▸ Exercise requirements:
Below is a listing to write out in full, exactly as given, without its pictures.
* * *
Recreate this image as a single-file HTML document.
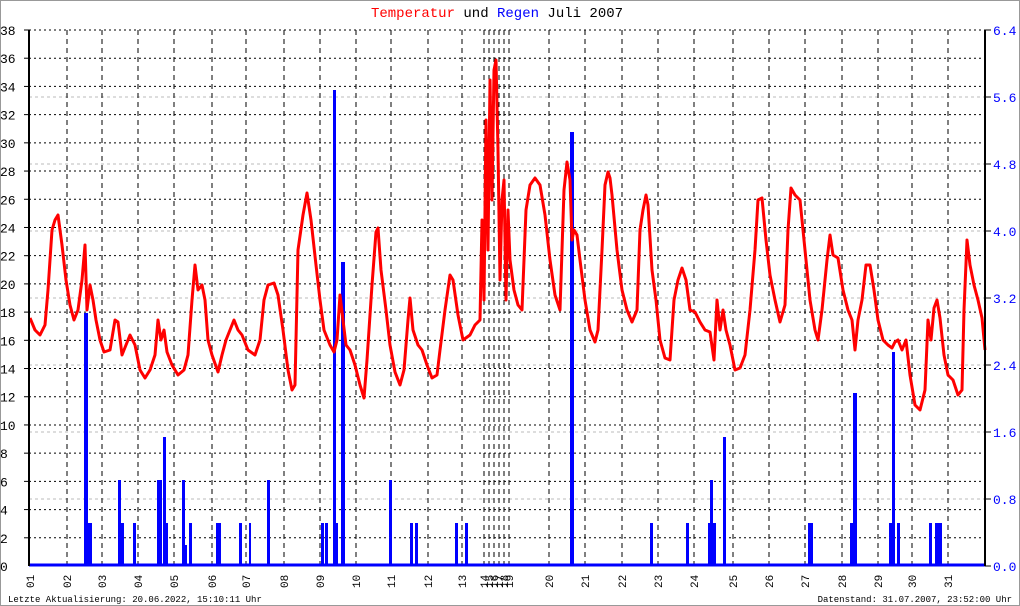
<!DOCTYPE html>
<html><head><meta charset="utf-8"><style>
body{margin:0;background:#fff}
svg{display:block;font-family:"Liberation Mono",monospace}
</style></head><body>
<svg id="s" width="1020" height="606" xmlns="http://www.w3.org/2000/svg">
<rect x="0.5" y="0.5" width="1019" height="605" fill="#fff" stroke="#999"/>
<text x="497" y="17" font-size="14" text-anchor="middle"><tspan fill="#f00">Temperatur</tspan> und <tspan fill="#00f">Regen</tspan> Juli 2007</text>
<text x="8" y="602" font-size="9">Letzte Aktualisierung: 20.06.2022, 15:10:11 Uhr</text>
<text x="1012" y="602" font-size="9" text-anchor="end">Datenstand: 31.07.2007, 23:52:00 Uhr</text>
<g id="g"></g>
</svg>
<script>
var g=document.getElementById('g'),h='';
var L=29,R=985,T=30,B=566;
for(var i=1;i<8;i++){var y=B-i*67;h+='<line x1="'+L+'" x2="'+R+'" y1="'+y+'" y2="'+y+'" stroke="#bbb" stroke-dasharray="3,3"/>';}
for(var i=1;i<=19;i++){var y=B-i*536/19;h+='<line x1="'+L+'" x2="'+R+'" y1="'+y+'" y2="'+y+'" stroke="#000" stroke-dasharray="2,3"/>';
h+='<line x1="'+(L-5)+'" x2="'+L+'" y1="'+y+'" y2="'+y+'" stroke="#000"/>';}
for(var i=0;i<=19;i++){var y=B-i*536/19;h+='<text x="0" y="'+(y+5)+'" font-size="13">'+(i*2)+'</text>';}
for(var i=0;i<=8;i++){var y=B-i*67;h+='<line x1="'+R+'" x2="'+(R+6)+'" y1="'+y+'" y2="'+y+'" stroke="#000"/><text x="993" y="'+(y+5)+'" font-size="13" fill="#00f">'+(i*0.8).toFixed(1)+'</text>';}
var xs=[30,67,102,138,174,212,246,284,320,356,391,428,462,484,489,494,499,504,509,549,585,622,658,694,733,769,805,842,878,912,948];
for(var i=0;i<xs.length;i++){var x=xs[i];if(i>0)h+='<line x1="'+x+'" x2="'+x+'" y1="'+T+'" y2="'+B+'" stroke="#000" stroke-dasharray="5,4"/>';
var lab=(i+1<10?'0':'')+(i+1);h+='<text transform="translate('+(x+4)+',588) rotate(-90)" font-size="11">'+lab+'</text>';}
var bars=[[84,4,313],[88,4,523],[118,3,480],[121,3,523],[133,3,523],[157,5,480],[163,3,437],[166,2,523],[182,3,480],[185,2,545],[189,3,523],[216,5,523],[239,3,523],[249,2,523],[267,3,480],[321,3,523],[325,3,523],[333,3,90],[336,2,523],[341,4,262],[389,3,480],[410,3,523],[415,3,523],[455,3,523],[465,3,523],[570,4,132],[650,3,523],[686,3,523],[708,3,523],[710,3,480],[713,3,523],[723,3,437],[808,5,523],[850,3,523],[853,4,393],[889,4,523],[892,3,352],[897,3,523],[929,3,523],[935,4,523],[939,3,523]];
bars.forEach(function(b){h+='<rect x="'+b[0]+'" y="'+b[2]+'" width="'+b[1]+'" height="'+(B-b[2])+'" fill="#00f"/>';});
h+='<line x1="'+L+'" x2="'+R+'" y1="'+(B-1)+'" y2="'+(B-1)+'" stroke="#00f" stroke-width="3"/>';
var p=[30,318,35,330,40,335,45,325,48,290,52,230,55,220,58,215,62,245,66,280,70,305,74,320,78,310,82,280,85,245,87,310,90,285,93,300,96,320,100,340,104,352,110,350,115,320,118,322,122,355,126,345,130,335,135,345,140,370,145,378,150,370,155,355,158,320,161,340,164,330,167,352,172,365,178,375,184,370,188,355,192,300,195,265,198,290,202,285,205,300,208,340,212,355,218,372,222,355,226,340,230,330,234,320,238,330,242,335,248,350,255,355,260,340,264,300,268,285,274,283,278,295,283,330,288,370,292,390,295,385,298,250,303,215,307,193,311,220,316,265,320,300,324,330,330,345,334,352,337,340,340,295,343,320,346,345,350,350,355,365,360,385,364,398,367,360,372,285,376,232,378,228,381,270,386,310,390,345,395,372,400,385,404,370,408,320,410,298,413,330,418,345,422,350,427,365,432,378,437,375,440,350,445,310,450,275,453,280,458,315,463,340,470,335,475,325,480,320,482,220,484,300,486,120,488,250,490,80,492,200,494,70,496,60,498,150,500,280,502,200,504,180,506,300,508,210,510,260,514,290,518,305,522,310,526,210,530,185,535,178,540,185,545,215,550,260,555,295,560,310,564,190,567,162,570,180,572,240,574,230,577,235,580,260,585,300,590,330,595,342,598,330,602,250,605,185,608,172,610,178,612,195,617,250,622,290,627,310,632,322,637,310,640,230,643,210,646,195,648,205,652,270,656,300,660,340,665,358,670,360,674,300,678,280,682,268,686,280,690,310,695,312,700,322,705,330,710,332,714,360,717,300,720,330,723,310,726,330,730,345,735,370,740,368,745,355,750,310,755,250,758,200,762,198,766,240,770,275,775,300,780,322,785,305,788,230,791,188,795,195,800,200,805,250,810,300,815,330,818,340,822,310,827,260,830,235,833,255,838,258,843,290,848,310,852,320,855,350,858,320,862,300,866,265,870,265,874,290,878,320,883,340,888,345,892,348,895,342,898,340,902,350,906,340,910,375,915,405,920,410,925,390,928,320,931,340,934,308,937,300,940,318,944,355,948,375,953,380,958,395,962,390,964,310,967,240,970,265,974,285,978,300,982,318,985,350];
h+='<polyline points="'+p.join(' ')+'" fill="none" stroke="#f00" stroke-width="3" stroke-linejoin="round"/>';
h+='<line x1="'+L+'" x2="'+L+'" y1="'+T+'" y2="'+B+'" stroke="#000" stroke-width="2"/><line x1="'+R+'" x2="'+R+'" y1="'+T+'" y2="'+B+'" stroke="#000" stroke-width="2"/>';
g.innerHTML=h;
</script>
</body></html>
* * *
▸ Task result:
Recreate this image as a single-file HTML document.
<!DOCTYPE html>
<html><head><meta charset="utf-8"><style>
body{margin:0;background:#fff}
svg{display:block;font-family:"Liberation Mono",monospace}
</style></head><body>
<svg id="s" width="1020" height="606" xmlns="http://www.w3.org/2000/svg">
<rect x="0.5" y="0.5" width="1019" height="605" fill="#fff" stroke="#999"/>
<text x="497" y="17" font-size="14" text-anchor="middle"><tspan fill="#f00">Temperatur</tspan> und <tspan fill="#00f">Regen</tspan> Juli 2007</text>
<text x="8" y="602" font-size="9">Letzte Aktualisierung: 20.06.2022, 15:10:11 Uhr</text>
<text x="1012" y="602" font-size="9" text-anchor="end">Datenstand: 31.07.2007, 23:52:00 Uhr</text>
<g id="g"></g>
</svg>
<script>
var g=document.getElementById('g'),h='';
var L=29,R=985,T=30,B=566;
for(var i=1;i<8;i++){var y=B-i*67;h+='<line x1="'+L+'" x2="'+R+'" y1="'+y+'" y2="'+y+'" stroke="#bbb" stroke-dasharray="3,3"/>';}
for(var i=1;i<=19;i++){var y=B-i*536/19;h+='<line x1="'+L+'" x2="'+R+'" y1="'+y+'" y2="'+y+'" stroke="#000" stroke-dasharray="2,3"/>';
h+='<line x1="'+(L-5)+'" x2="'+L+'" y1="'+y+'" y2="'+y+'" stroke="#000"/>';}
for(var i=0;i<=19;i++){var y=B-i*536/19;h+='<text x="0" y="'+(y+5)+'" font-size="13">'+(i*2)+'</text>';}
for(var i=0;i<=8;i++){var y=B-i*67;h+='<line x1="'+R+'" x2="'+(R+6)+'" y1="'+y+'" y2="'+y+'" stroke="#000"/><text x="993" y="'+(y+5)+'" font-size="13" fill="#00f">'+(i*0.8).toFixed(1)+'</text>';}
var xs=[30,67,102,138,174,212,246,284,320,356,391,428,462,484,489,494,499,504,509,549,585,622,658,694,733,769,805,842,878,912,948];
for(var i=0;i<xs.length;i++){var x=xs[i];if(i>0)h+='<line x1="'+x+'" x2="'+x+'" y1="'+T+'" y2="'+B+'" stroke="#000" stroke-dasharray="5,4"/>';
var lab=(i+1<10?'0':'')+(i+1);h+='<text transform="translate('+(x+4)+',588) rotate(-90)" font-size="11">'+lab+'</text>';}
var bars=[[84,4,313],[88,4,523],[118,3,480],[121,3,523],[133,3,523],[157,5,480],[163,3,437],[166,2,523],[182,3,480],[185,2,545],[189,3,523],[216,5,523],[239,3,523],[249,2,523],[267,3,480],[321,3,523],[325,3,523],[333,3,90],[336,2,523],[341,4,262],[389,3,480],[410,3,523],[415,3,523],[455,3,523],[465,3,523],[570,4,132],[650,3,523],[686,3,523],[708,3,523],[710,3,480],[713,3,523],[723,3,437],[808,5,523],[850,3,523],[853,4,393],[889,4,523],[892,3,352],[897,3,523],[929,3,523],[935,4,523],[939,3,523]];
bars.forEach(function(b){h+='<rect x="'+b[0]+'" y="'+b[2]+'" width="'+b[1]+'" height="'+(B-b[2])+'" fill="#00f"/>';});
h+='<line x1="'+L+'" x2="'+R+'" y1="'+(B-1)+'" y2="'+(B-1)+'" stroke="#00f" stroke-width="3"/>';
var p=[30,318,35,330,40,335,45,325,48,290,52,230,55,220,58,215,62,245,66,280,70,305,74,320,78,310,82,280,85,245,87,310,90,285,93,300,96,320,100,340,104,352,110,350,115,320,118,322,122,355,126,345,130,335,135,345,140,370,145,378,150,370,155,355,158,320,161,340,164,330,167,352,172,365,178,375,184,370,188,355,192,300,195,265,198,290,202,285,205,300,208,340,212,355,218,372,222,355,226,340,230,330,234,320,238,330,242,335,248,350,255,355,260,340,264,300,268,285,274,283,278,295,283,330,288,370,292,390,295,385,298,250,303,215,307,193,311,220,316,265,320,300,324,330,330,345,334,352,337,340,340,295,343,320,346,345,350,350,355,365,360,385,364,398,367,360,372,285,376,232,378,228,381,270,386,310,390,345,395,372,400,385,404,370,408,320,410,298,413,330,418,345,422,350,427,365,432,378,437,375,440,350,445,310,450,275,453,280,458,315,463,340,470,335,475,325,480,320,482,220,484,300,486,120,488,250,490,80,492,200,494,70,496,60,498,150,500,280,502,200,504,180,506,300,508,210,510,260,514,290,518,305,522,310,526,210,530,185,535,178,540,185,545,215,550,260,555,295,560,310,564,190,567,162,570,180,572,240,574,230,577,235,580,260,585,300,590,330,595,342,598,330,602,250,605,185,608,172,610,178,612,195,617,250,622,290,627,310,632,322,637,310,640,230,643,210,646,195,648,205,652,270,656,300,660,340,665,358,670,360,674,300,678,280,682,268,686,280,690,310,695,312,700,322,705,330,710,332,714,360,717,300,720,330,723,310,726,330,730,345,735,370,740,368,745,355,750,310,755,250,758,200,762,198,766,240,770,275,775,300,780,322,785,305,788,230,791,188,795,195,800,200,805,250,810,300,815,330,818,340,822,310,827,260,830,235,833,255,838,258,843,290,848,310,852,320,855,350,858,320,862,300,866,265,870,265,874,290,878,320,883,340,888,345,892,348,895,342,898,340,902,350,906,340,910,375,915,405,920,410,925,390,928,320,931,340,934,308,937,300,940,318,944,355,948,375,953,380,958,395,962,390,964,310,967,240,970,265,974,285,978,300,982,318,985,350];
h+='<polyline points="'+p.join(' ')+'" fill="none" stroke="#f00" stroke-width="3" stroke-linejoin="round"/>';
h+='<line x1="'+L+'" x2="'+L+'" y1="'+T+'" y2="'+B+'" stroke="#000" stroke-width="2"/><line x1="'+R+'" x2="'+R+'" y1="'+T+'" y2="'+B+'" stroke="#000" stroke-width="2"/>';
g.innerHTML=h;
</script>
</body></html>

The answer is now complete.